- [WHAT THIS TASK INVOLVES]
With all pictures omitted, return verbatim the lines from the beginning of the records below through the line containing "import plotly.graph_objects as go".

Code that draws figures
* START *
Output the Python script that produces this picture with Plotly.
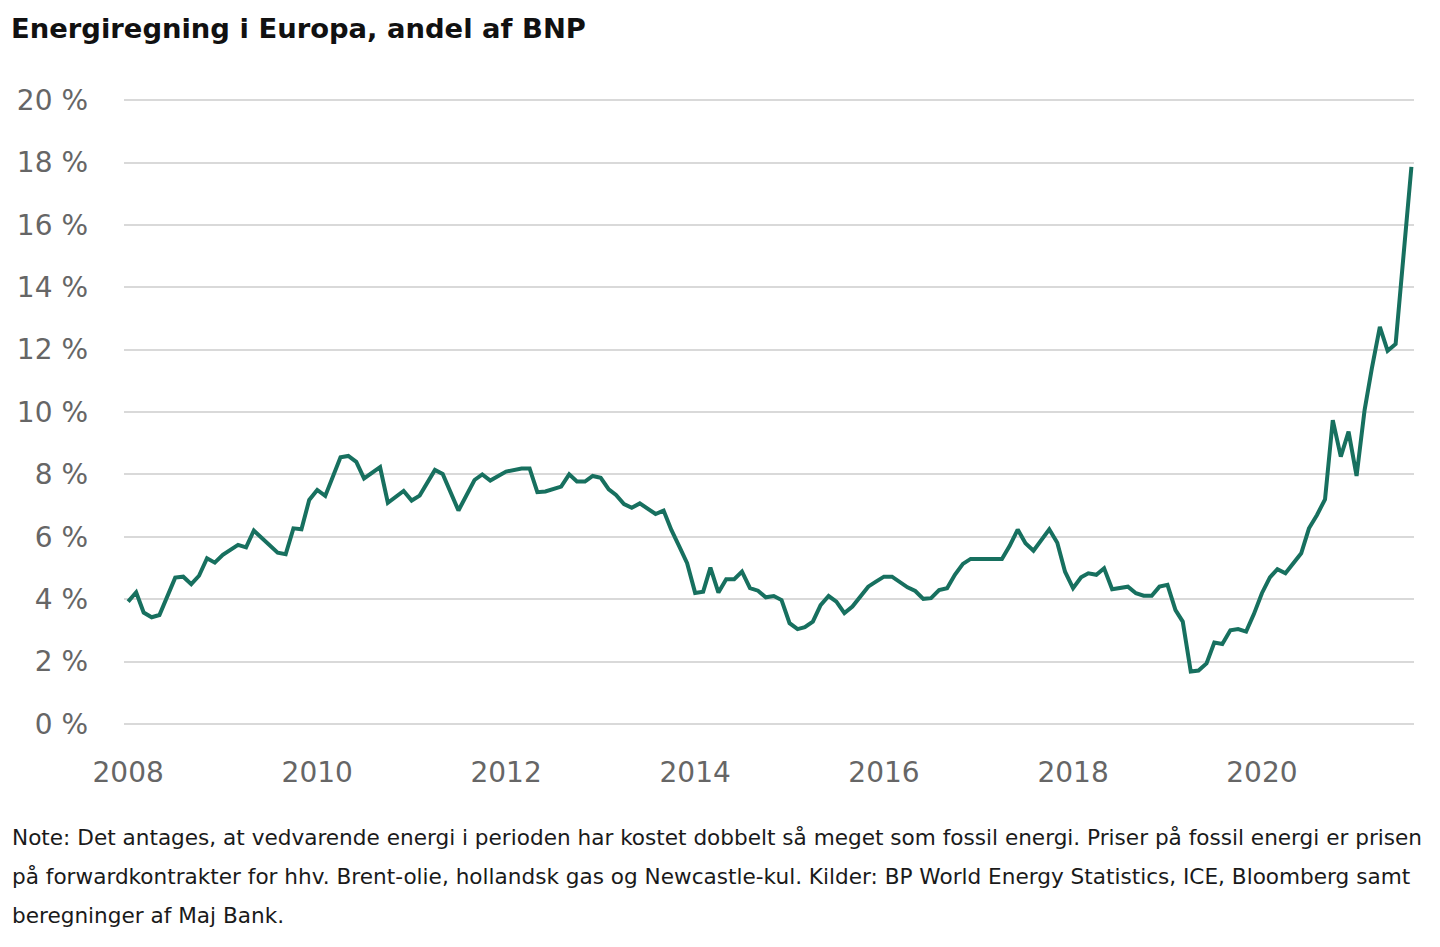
import plotly.graph_objects as go

# ---- data ----
months = [
    "2008-01", "2008-02", "2008-03", "2008-04", "2008-05", "2008-07", "2008-08", "2008-09",
    "2008-10", "2008-11", "2008-12", "2009-01", "2009-03", "2009-04", "2009-05", "2009-08",
    "2009-09", "2009-10", "2009-11", "2009-12", "2010-01", "2010-02", "2010-04", "2010-05",
    "2010-06", "2010-07", "2010-09", "2010-10", "2010-12", "2011-01", "2011-02", "2011-04",
    "2011-05", "2011-07", "2011-09", "2011-10", "2011-11", "2011-12", "2012-01", "2012-03",
    "2012-04", "2012-05", "2012-06", "2012-08", "2012-09", "2012-10", "2012-11", "2012-12",
    "2013-01", "2013-02", "2013-03", "2013-04", "2013-05", "2013-06", "2013-07", "2013-08",
    "2013-09", "2013-10", "2013-11", "2013-12", "2014-01", "2014-02", "2014-03", "2014-04",
    "2014-05", "2014-06", "2014-07", "2014-08", "2014-09", "2014-10", "2014-11", "2014-12",
    "2015-01", "2015-02", "2015-03", "2015-04", "2015-05", "2015-06", "2015-07", "2015-08",
    "2015-09", "2015-11", "2015-12", "2016-01", "2016-02", "2016-03", "2016-04", "2016-05",
    "2016-06", "2016-07", "2016-08", "2016-09", "2016-10", "2016-11", "2016-12", "2017-04",
    "2017-05", "2017-06", "2017-07", "2017-08", "2017-10", "2017-11", "2017-12", "2018-01",
    "2018-02", "2018-03", "2018-04", "2018-05", "2018-06", "2018-08", "2018-09", "2018-10",
    "2018-11", "2018-12", "2019-01", "2019-02", "2019-03", "2019-04", "2019-05", "2019-06",
    "2019-07", "2019-08", "2019-09", "2019-10", "2019-11", "2019-12", "2020-01", "2020-02",
    "2020-03", "2020-04", "2020-05", "2020-06", "2020-07", "2020-08", "2020-09", "2020-10",
    "2020-11", "2020-12", "2021-01", "2021-02", "2021-03", "2021-04", "2021-05", "2021-06",
    "2021-08",
]
energy_share = [
    3.92, 4.22, 3.57, 3.42, 3.49, 4.69, 4.72, 4.48,
    4.75, 5.31, 5.17, 5.42, 5.74, 5.66, 6.20, 5.49,
    5.44, 6.27, 6.24, 7.18, 7.50, 7.31, 8.55, 8.59,
    8.40, 7.87, 8.23, 7.09, 7.47, 7.16, 7.32, 8.14,
    8.01, 6.84, 7.82, 8.00, 7.80, 7.93, 8.09, 8.19,
    8.19, 7.43, 7.45, 7.61, 8.00, 7.77, 7.77, 7.95,
    7.89, 7.52, 7.34, 7.05, 6.93, 7.07, 6.91, 6.73,
    6.84, 6.22, 5.68, 5.15, 4.20, 4.24, 5.01, 4.21,
    4.64, 4.64, 4.88, 4.35, 4.27, 4.06, 4.10, 3.97,
    3.23, 3.04, 3.10, 3.28, 3.81, 4.10, 3.92, 3.55,
    3.76, 4.40, 4.56, 4.72, 4.72, 4.56, 4.38, 4.26,
    4.01, 4.03, 4.29, 4.35, 4.78, 5.13, 5.29, 5.29,
    5.71, 6.23, 5.79, 5.55, 6.24, 5.81, 4.88, 4.35,
    4.70, 4.83, 4.78, 4.99, 4.32, 4.40, 4.19, 4.11,
    4.11, 4.40, 4.46, 3.65, 3.28, 1.68, 1.71, 1.94,
    2.61, 2.56, 3.00, 3.04, 2.96, 3.52, 4.19, 4.70,
    4.96, 4.83, 5.17, 5.47, 6.27, 6.70, 7.20, 9.74,
    8.57, 9.37, 7.95, 10.06, 11.40, 12.73, 11.96, 12.18,
    17.86,
]
y_ticks = [0, 2, 4, 6, 8, 10, 12, 14, 16, 18, 20]
x_tick_years = ["2008", "2010", "2012", "2014", "2016", "2018", "2020"]

title_text = "Energiregning i Europa, andel af BNP"
note_lines = [
    "Note: Det antages, at vedvarende energi i perioden har kostet dobbelt så meget som fossil energi. Priser på fossil energi er prisen",
    "på forwardkontrakter for hhv. Brent-olie, hollandsk gas og Newcastle-kul. Kilder: BP World Energy Statistics, ICE, Bloomberg samt",
    "beregninger af Maj Bank.",
]

# ---- layout geometry (pixels) ----
W, H = 1440, 947
L, R, T, B = 124, 1414, 97, 727
FONT = "DejaVu Sans, Verdana, sans-serif"


def px(xp):
    return (xp - L) / (R - L)


def py(yp):
    return (B - yp) / (B - T)


fig = go.Figure()
fig.add_trace(go.Scatter(
    x=[m + "-01" for m in months],
    y=energy_share,
    mode="lines",
    line=dict(color="#17705f", width=4),
    hoverinfo="x+y",
    showlegend=False,
))

annotations = [
    dict(text="<b>" + title_text + "</b>", xref="paper", yref="paper",
         x=px(9), y=py(29), xanchor="left", yanchor="middle", showarrow=False,
         font=dict(family=FONT, size=27.4, color="#111111")),
]
for i, line in enumerate(note_lines):
    annotations.append(dict(
        text=line, xref="paper", yref="paper",
        x=px(10), y=py(837 + 39 * i), xanchor="left", yanchor="middle", showarrow=False,
        font=dict(family=FONT, size=21.6, color="#1a1a1a"),
    ))

fig.update_layout(
    width=W, height=H,
    margin=dict(l=L, r=W - R, t=T, b=H - B, pad=0),
    paper_bgcolor="white",
    plot_bgcolor="white",
    font=dict(family=FONT, color="#666666"),
    annotations=annotations,
    xaxis=dict(
        type="date",
        range=["2007-12-16", "2021-08-11"],
        tickvals=[y + "-01-01" for y in x_tick_years],
        ticktext=x_tick_years,
        showgrid=False, zeroline=False, showline=False,
        ticks="",
        tickfont=dict(family=FONT, size=28, color="#666666"),
        ticklabelstandoff=26,
        fixedrange=True,
    ),
    yaxis=dict(
        range=[-0.1, 20.1],
        tickvals=y_ticks,
        ticktext=[f"{v} %" for v in y_ticks],
        showgrid=True, gridcolor="#d9d9d9", gridwidth=2,
        zeroline=False, showline=False,
        ticks="",
        tickfont=dict(family=FONT, size=28, color="#666666"),
        ticklabelstandoff=35,
        fixedrange=True,
    ),
)

fig.write_html(
    "out.html",
    config={"displayModeBar": False},
    post_script="document.body.style.margin='0';document.body.style.overflow='hidden';",
)
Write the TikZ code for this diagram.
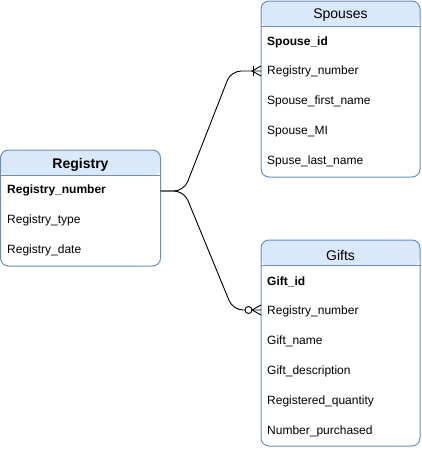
\documentclass[tikz,border=0pt]{standalone}
\usepackage{fontspec}
\setmainfont{Liberation Sans}
\definecolor{hdr}{HTML}{DAE8FC}
\definecolor{bd}{HTML}{6C8EBF}
\begin{document}
\begin{tikzpicture}[x=1pt,y=-1pt,
  tbl/.style={draw=bd, fill=white, rounded corners=8pt, line width=1pt, inner sep=0pt,
    path picture={\fill[hdr] (path picture bounding box.north west) rectangle ([yshift=-26pt]path picture bounding box.north east);}},
  hline/.style={draw=bd, line width=1pt},
  ttl/.style={font=\fontsize{14}{16}\selectfont, inner sep=0pt, yshift=-1pt},
  row/.style={anchor=west, font=\fontsize{12}{14}\selectfont, inner sep=0pt, yshift=-1.5pt},
  key/.style={row, font=\fontsize{12}{14}\selectfont\bfseries},
  conn/.style={draw=black, line width=0.9pt},
  ]
\useasboundingbox (0,0) rectangle (421,450);
% Registry
\node[tbl, minimum width=160pt, minimum height=116pt] (reg) at (80.5,208) {};
\draw[hline] ([yshift=-26pt]reg.north west) -- ([yshift=-26pt]reg.north east);
\node[ttl, font=\fontsize{14}{16}\selectfont\bfseries] (regt) at (80.5,163.5) {Registry};
\node[key] (r1) at (7,189) {Registry\_number};
\node[row] (r2) at (7,219) {Registry\_type};
\node[row] (r3) at (7,249) {Registry\_date};
% Spouses
\node[tbl, minimum width=159pt, minimum height=176pt] (sp) at (340.5,89) {};
\draw[hline] ([yshift=-26pt]sp.north west) -- ([yshift=-26pt]sp.north east);
\node[ttl] (spt) at (340.5,14.5) {Spouses};
\node[key] (s1) at (267,41) {Spouse\_id};
\node[row] (s2) at (267,70) {Registry\_number};
\node[row] (s3) at (267,100) {Spouse\_first\_name};
\node[row] (s4) at (267,130) {Spouse\_MI};
\node[row] (s5) at (267,160) {Spuse\_last\_name};
% Gifts
\node[tbl, minimum width=159pt, minimum height=206pt] (gf) at (340.5,343) {};
\draw[hline] ([yshift=-26pt]gf.north west) -- ([yshift=-26pt]gf.north east);
\node[ttl] (gft) at (340.5,254) {Gifts};
\node[key] (g1) at (267,280) {Gift\_id};
\node[row] (g2) at (267,310) {Registry\_number};
\node[row] (g3) at (267,340) {Gift\_name};
\node[row] (g4) at (267,370) {Gift\_description};
\node[row] (g5) at (267,400) {Registered\_quantity};
\node[row] (g6) at (267,430) {Number\_purchased};
% connectors
\coordinate (src) at (160.5,191);
\coordinate (se) at (261,71);
\coordinate (ge) at (261,310);
\draw[conn, rounded corners=10pt] (src) -- (184,191) -- (231,71) -- (se);
\draw[conn, rounded corners=10pt] (src) -- (184,191) -- (233,310) -- (ge);
% one-to-many marker
\draw[conn] ([xshift=-8pt]se) ++(0,-5) -- ++(0,10);
\draw[conn] (se) ++(0,-5) -- ++(-9,5) -- ++(9,5);
% zero-to-many marker
\draw[conn] (ge) ++(0,-5) -- ++(-9,5) -- ++(9,5);
\draw[conn, fill=white] ([xshift=-12.5pt]ge) circle (3.5pt);
\end{tikzpicture}
\end{document}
* END *
- [TASK SOLUTION]
Output the Python script that produces this picture with Plotly.
import plotly.graph_objects as go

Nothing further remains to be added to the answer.